- Collected material:
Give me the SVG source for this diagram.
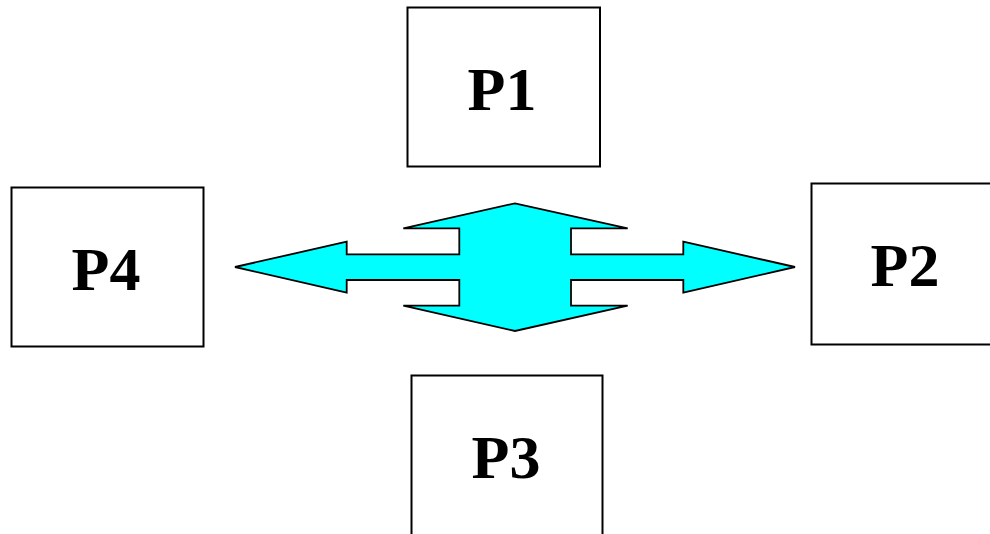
<svg xmlns="http://www.w3.org/2000/svg" width="990" height="534" viewBox="0 0 990 534">
<style>
.box{fill:#fff;stroke:#000;stroke-width:2}
.lbl{font-family:'Liberation Serif',Tinos,'Times New Roman',Times,serif;font-weight:700;font-size:62px;text-anchor:middle;fill:#000}
.arrow{fill:#00ffff;stroke:#000;stroke-width:1.8;stroke-linejoin:miter}
</style>
<rect width="990" height="534" fill="#fff"/>
<g id="P1"><rect class="box" x="407.5" y="7.5" width="192.5" height="159"/><text class="lbl" x="502" y="110">P1</text></g>
<g id="P2"><rect class="box" x="811.5" y="183.5" width="185" height="161"/><text class="lbl" x="905" y="286">P2</text></g>
<g id="P3"><rect class="box" x="411.5" y="375.5" width="191" height="170"/><text class="lbl" x="506" y="478">P3</text></g>
<g id="P4"><rect class="box" x="11.5" y="187.5" width="192" height="159"/><text class="lbl" x="106" y="290">P4</text></g>
<g id="connectors">
<path class="arrow" d="M403.3,228.3 L515,203.3 L627.7,228.3 L571,228.3 L571,254.3 L683.3,254.3 L683.3,241.7 L795,267 L683.3,292.7 L683.3,280 L571,280 L571,305.7 L627.7,305.7 L515,331 L403.3,305.7 L459.3,305.7 L459.3,280 L346.7,280 L346.7,292.7 L235,267 L346.7,241.7 L346.7,254.3 L459.3,254.3 L459.3,228.3 Z"/>
</g>
</svg>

- Set exercise:
Could you repeat all of the material exactly? Pictures should not be copied.

- Response below:
Give me the SVG source for this diagram.
<svg xmlns="http://www.w3.org/2000/svg" width="990" height="534" viewBox="0 0 990 534">
<style>
.box{fill:#fff;stroke:#000;stroke-width:2}
.lbl{font-family:'Liberation Serif',Tinos,'Times New Roman',Times,serif;font-weight:700;font-size:62px;text-anchor:middle;fill:#000}
.arrow{fill:#00ffff;stroke:#000;stroke-width:1.8;stroke-linejoin:miter}
</style>
<rect width="990" height="534" fill="#fff"/>
<g id="P1"><rect class="box" x="407.5" y="7.5" width="192.5" height="159"/><text class="lbl" x="502" y="110">P1</text></g>
<g id="P2"><rect class="box" x="811.5" y="183.5" width="185" height="161"/><text class="lbl" x="905" y="286">P2</text></g>
<g id="P3"><rect class="box" x="411.5" y="375.5" width="191" height="170"/><text class="lbl" x="506" y="478">P3</text></g>
<g id="P4"><rect class="box" x="11.5" y="187.5" width="192" height="159"/><text class="lbl" x="106" y="290">P4</text></g>
<g id="connectors">
<path class="arrow" d="M403.3,228.3 L515,203.3 L627.7,228.3 L571,228.3 L571,254.3 L683.3,254.3 L683.3,241.7 L795,267 L683.3,292.7 L683.3,280 L571,280 L571,305.7 L627.7,305.7 L515,331 L403.3,305.7 L459.3,305.7 L459.3,280 L346.7,280 L346.7,292.7 L235,267 L346.7,241.7 L346.7,254.3 L459.3,254.3 L459.3,228.3 Z"/>
</g>
</svg>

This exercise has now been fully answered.